Simply calling payments alimony in your divorce papers won’t entitle you to tax deductions. Instead, you must jump through specific tax-law hoops to secure the write-offs you are hoping for. You must also avoid the alimony recapture rule (see box above).

To get the best tax results when significant dollars are at stake, consult with your attorney and your tax advisor.

Watch Out for the Alimony Recapture Rule

Let’s assume you’ve successfully cleared the seven hurdles and payments to your ex-spouse qualify as deductible alimony.

That’s great, but you still have one more hurdle to go.

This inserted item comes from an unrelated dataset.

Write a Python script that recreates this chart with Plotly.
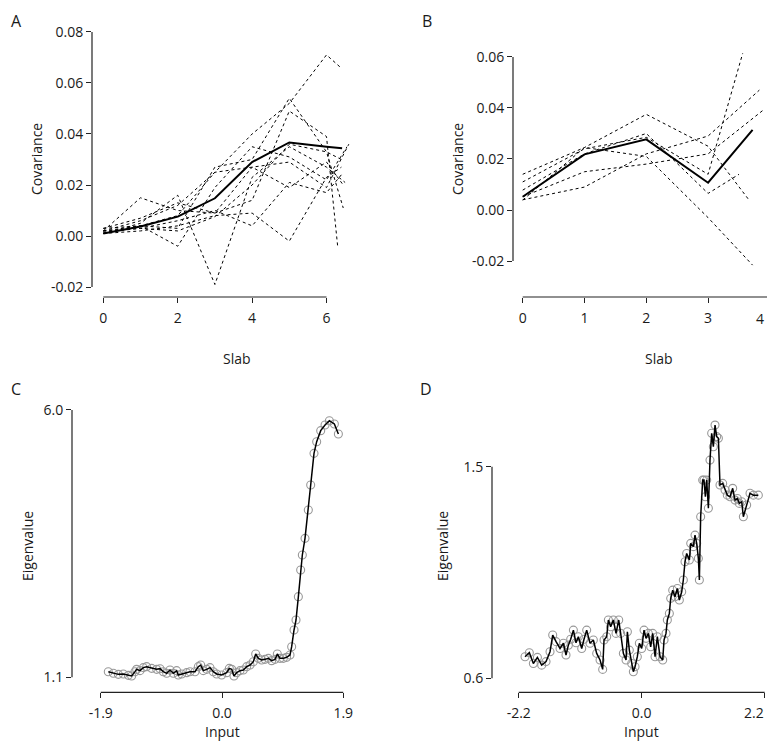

It’s the so-called alimony recapture rule. Under this rule, you must determine whether your deductible alimony payments are excessively front-loaded during the first two calendar years. Front loading refers to paying a large amount of alimony in the first two years.

If the payments are excessively front-loaded, you must recapture in the third year some of the deductions you claimed in the first two years. In other words, you must report the recaptured amount as taxable income for the third year.

Correspondingly, your ex gets to claim a tax deduction for the recaptured amount for the relevant year.

Important: Only payments that are deducted as alimony in the first two years are subject to the recapture rule. However, payments in the third year must be taken into account in calculating if you have any alimony recapture. Payments in the fourth year and beyond do not affect any alimony recapture.